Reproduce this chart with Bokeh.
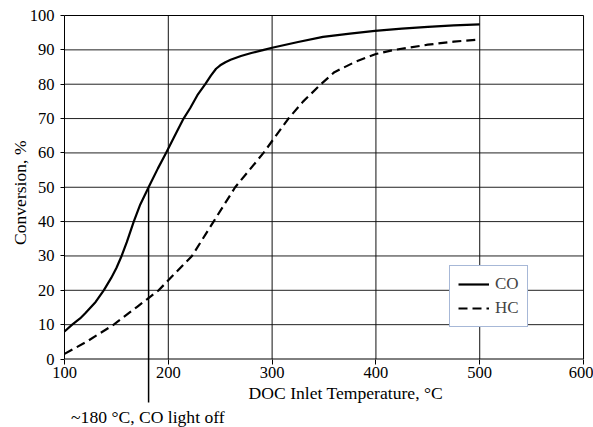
import math
from bokeh.plotting import figure
from bokeh.models import FixedTicker, Range1d, Legend, LegendItem
from bokeh.core.properties import value
from bokeh.embed import file_html
from bokeh.resources import INLINE

# ---- data ----
co_temp = [100, 107.4, 115, 120, 130, 137.8, 145, 150, 155, 160, 166.7, 173, 181, 190, 197.8, 205,
           214.7, 221, 228, 235.6, 241, 246, 250, 255, 260, 270, 280, 292, 300, 325, 349, 375,
           399, 425, 450, 475, 500]
co_conv = [8, 10, 11.8, 13.3, 16.6, 20, 23.6, 26.5, 30, 34, 40, 45, 50, 55.5, 60, 64.3,
           70, 73, 76.8, 80, 82.5, 84.5, 85.5, 86.4, 87.1, 88.2, 89.1, 90, 90.6, 92.3, 93.8, 94.7,
           95.5, 96.2, 96.7, 97.1, 97.4]

hc_temp = [100, 120, 147.4, 170, 180, 190.7, 205, 222.8, 243.6, 264.4, 291.7, 315.7, 330, 347,
           360, 380, 400, 418, 450, 475, 500]
hc_conv = [1.5, 4.8, 10, 15.2, 17.5, 20, 24.5, 30, 40, 50, 60, 70, 75, 80,
           83.5, 86.5, 88.8, 90, 91.5, 92.4, 93]

x_ticks = [100, 200, 300, 400, 500, 600]
y_ticks = [0, 10, 20, 30, 40, 50, 60, 70, 80, 90, 100]

light_off_temp = 181
light_off_conv = 50

x_title = "DOC Inlet Temperature, °C"
y_title = "Conversion, %"
note_text = "~180 °C, CO light off"

FONT = "Liberation Serif"
AX_FONT = "'Liberation Serif'"

# the frame covers the whole page; axes are fixed at the data origin
p = figure(width=593, height=427, output_backend="svg", toolbar_location=None,
           x_range=Range1d(38.34, 609.6), y_range=Range1d(-19.94, 104.37),
           min_border_left=0, min_border_right=0, min_border_top=0, min_border_bottom=0)
p.outline_line_color = None
p.background_fill_color = "white"
p.border_fill_color = "white"
p.xgrid.visible = False
p.ygrid.visible = False

xmin, xmax = x_ticks[0], x_ticks[-1]
ymin, ymax = y_ticks[0], y_ticks[-1]

# axes
p.xaxis.fixed_location = ymin
p.xaxis.ticker = FixedTicker(ticks=x_ticks)
p.xaxis.minor_tick_line_color = None
p.xaxis.major_tick_out = 5
p.xaxis.major_tick_in = 0
p.xaxis.major_label_standoff = 3
p.xaxis.axis_line_color = None
p.xaxis.major_tick_line_color = "black"
p.xaxis.major_label_text_font = AX_FONT
p.xaxis.major_label_text_font_size = "16.5px"
p.xaxis.major_label_text_color = "black"

p.yaxis.fixed_location = xmin
p.yaxis.ticker = FixedTicker(ticks=y_ticks)
p.yaxis.minor_tick_line_color = None
p.yaxis.major_tick_out = 4
p.yaxis.major_tick_in = 0
p.yaxis.major_label_standoff = 6
p.yaxis.axis_line_color = None
p.yaxis.major_tick_line_color = "black"
p.yaxis.major_label_text_font = AX_FONT
p.yaxis.major_label_text_font_size = "16.5px"
p.yaxis.major_label_text_color = "black"

# grid
inner_y = y_ticks[1:-1]
p.segment(x0=[xmin] * len(inner_y), y0=inner_y, x1=[xmax] * len(inner_y), y1=inner_y,
          line_color="#222222", line_width=1)
inner_x = x_ticks[1:-1]
p.segment(x0=inner_x, y0=[ymin] * len(inner_x), x1=inner_x, y1=[ymax] * len(inner_x),
          line_color="#111111", line_width=1)
p.line(x=[xmin, xmax, xmax, xmin, xmin], y=[ymin, ymin, ymax, ymax, ymin],
       line_color="black", line_width=1)

# light-off marker line
p.segment(x0=[light_off_temp], y0=[light_off_conv], x1=[light_off_temp], y1=[-12.66],
          line_color="black", line_width=1.5)

# series
r_co = p.line(co_temp, co_conv, line_color="black", line_width=2.2, line_join="round")
r_hc = p.line(hc_temp, hc_conv, line_color="black", line_width=2.2, line_dash="9 5")

# texts
p.text(x=[371], y=[-9.76], text=[x_title], text_font=value(FONT), text_font_size="17.6px",
       text_align="center", text_baseline="middle", text_color="black")
p.text(x=[180.3], y=[-17.0], text=[note_text], text_font=value(FONT), text_font_size="17.6px",
       text_align="center", text_baseline="middle", text_color="black")
p.text(x=[57.6], y=[48.4], text=[y_title], angle=math.pi / 2, text_font=value(FONT),
       text_font_size="17.6px", text_align="center", text_baseline="middle", text_color="black")

legend = Legend(items=[LegendItem(label="CO", renderers=[r_co]),
                       LegendItem(label="HC", renderers=[r_hc])],
                location=(449, 100), orientation="vertical",
                padding=8, spacing=4, margin=0,
                glyph_width=31, glyph_height=20, label_height=20, label_standoff=6,
                label_text_font=FONT, label_text_font_size="17px",
                border_line_color="#4f72b0", border_line_width=1,
                background_fill_color="white", background_fill_alpha=1)
p.add_layout(legend)

open("out.html", "w").write(file_html(p, INLINE))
========================
### Exercise details
Without the images, write out each line of the data verbatim.

### Answer to this exercise
Reproduce this chart with Bokeh.
import math
from bokeh.plotting import figure
from bokeh.models import FixedTicker, Range1d, Legend, LegendItem
from bokeh.core.properties import value
from bokeh.embed import file_html
from bokeh.resources import INLINE

# ---- data ----
co_temp = [100, 107.4, 115, 120, 130, 137.8, 145, 150, 155, 160, 166.7, 173, 181, 190, 197.8, 205,
           214.7, 221, 228, 235.6, 241, 246, 250, 255, 260, 270, 280, 292, 300, 325, 349, 375,
           399, 425, 450, 475, 500]
co_conv = [8, 10, 11.8, 13.3, 16.6, 20, 23.6, 26.5, 30, 34, 40, 45, 50, 55.5, 60, 64.3,
           70, 73, 76.8, 80, 82.5, 84.5, 85.5, 86.4, 87.1, 88.2, 89.1, 90, 90.6, 92.3, 93.8, 94.7,
           95.5, 96.2, 96.7, 97.1, 97.4]

hc_temp = [100, 120, 147.4, 170, 180, 190.7, 205, 222.8, 243.6, 264.4, 291.7, 315.7, 330, 347,
           360, 380, 400, 418, 450, 475, 500]
hc_conv = [1.5, 4.8, 10, 15.2, 17.5, 20, 24.5, 30, 40, 50, 60, 70, 75, 80,
           83.5, 86.5, 88.8, 90, 91.5, 92.4, 93]

x_ticks = [100, 200, 300, 400, 500, 600]
y_ticks = [0, 10, 20, 30, 40, 50, 60, 70, 80, 90, 100]

light_off_temp = 181
light_off_conv = 50

x_title = "DOC Inlet Temperature, °C"
y_title = "Conversion, %"
note_text = "~180 °C, CO light off"

FONT = "Liberation Serif"
AX_FONT = "'Liberation Serif'"

# the frame covers the whole page; axes are fixed at the data origin
p = figure(width=593, height=427, output_backend="svg", toolbar_location=None,
           x_range=Range1d(38.34, 609.6), y_range=Range1d(-19.94, 104.37),
           min_border_left=0, min_border_right=0, min_border_top=0, min_border_bottom=0)
p.outline_line_color = None
p.background_fill_color = "white"
p.border_fill_color = "white"
p.xgrid.visible = False
p.ygrid.visible = False

xmin, xmax = x_ticks[0], x_ticks[-1]
ymin, ymax = y_ticks[0], y_ticks[-1]

# axes
p.xaxis.fixed_location = ymin
p.xaxis.ticker = FixedTicker(ticks=x_ticks)
p.xaxis.minor_tick_line_color = None
p.xaxis.major_tick_out = 5
p.xaxis.major_tick_in = 0
p.xaxis.major_label_standoff = 3
p.xaxis.axis_line_color = None
p.xaxis.major_tick_line_color = "black"
p.xaxis.major_label_text_font = AX_FONT
p.xaxis.major_label_text_font_size = "16.5px"
p.xaxis.major_label_text_color = "black"

p.yaxis.fixed_location = xmin
p.yaxis.ticker = FixedTicker(ticks=y_ticks)
p.yaxis.minor_tick_line_color = None
p.yaxis.major_tick_out = 4
p.yaxis.major_tick_in = 0
p.yaxis.major_label_standoff = 6
p.yaxis.axis_line_color = None
p.yaxis.major_tick_line_color = "black"
p.yaxis.major_label_text_font = AX_FONT
p.yaxis.major_label_text_font_size = "16.5px"
p.yaxis.major_label_text_color = "black"

# grid
inner_y = y_ticks[1:-1]
p.segment(x0=[xmin] * len(inner_y), y0=inner_y, x1=[xmax] * len(inner_y), y1=inner_y,
          line_color="#222222", line_width=1)
inner_x = x_ticks[1:-1]
p.segment(x0=inner_x, y0=[ymin] * len(inner_x), x1=inner_x, y1=[ymax] * len(inner_x),
          line_color="#111111", line_width=1)
p.line(x=[xmin, xmax, xmax, xmin, xmin], y=[ymin, ymin, ymax, ymax, ymin],
       line_color="black", line_width=1)

# light-off marker line
p.segment(x0=[light_off_temp], y0=[light_off_conv], x1=[light_off_temp], y1=[-12.66],
          line_color="black", line_width=1.5)

# series
r_co = p.line(co_temp, co_conv, line_color="black", line_width=2.2, line_join="round")
r_hc = p.line(hc_temp, hc_conv, line_color="black", line_width=2.2, line_dash="9 5")

# texts
p.text(x=[371], y=[-9.76], text=[x_title], text_font=value(FONT), text_font_size="17.6px",
       text_align="center", text_baseline="middle", text_color="black")
p.text(x=[180.3], y=[-17.0], text=[note_text], text_font=value(FONT), text_font_size="17.6px",
       text_align="center", text_baseline="middle", text_color="black")
p.text(x=[57.6], y=[48.4], text=[y_title], angle=math.pi / 2, text_font=value(FONT),
       text_font_size="17.6px", text_align="center", text_baseline="middle", text_color="black")

legend = Legend(items=[LegendItem(label="CO", renderers=[r_co]),
                       LegendItem(label="HC", renderers=[r_hc])],
                location=(449, 100), orientation="vertical",
                padding=8, spacing=4, margin=0,
                glyph_width=31, glyph_height=20, label_height=20, label_standoff=6,
                label_text_font=FONT, label_text_font_size="17px",
                border_line_color="#4f72b0", border_line_width=1,
                background_fill_color="white", background_fill_alpha=1)
p.add_layout(legend)

open("out.html", "w").write(file_html(p, INLINE))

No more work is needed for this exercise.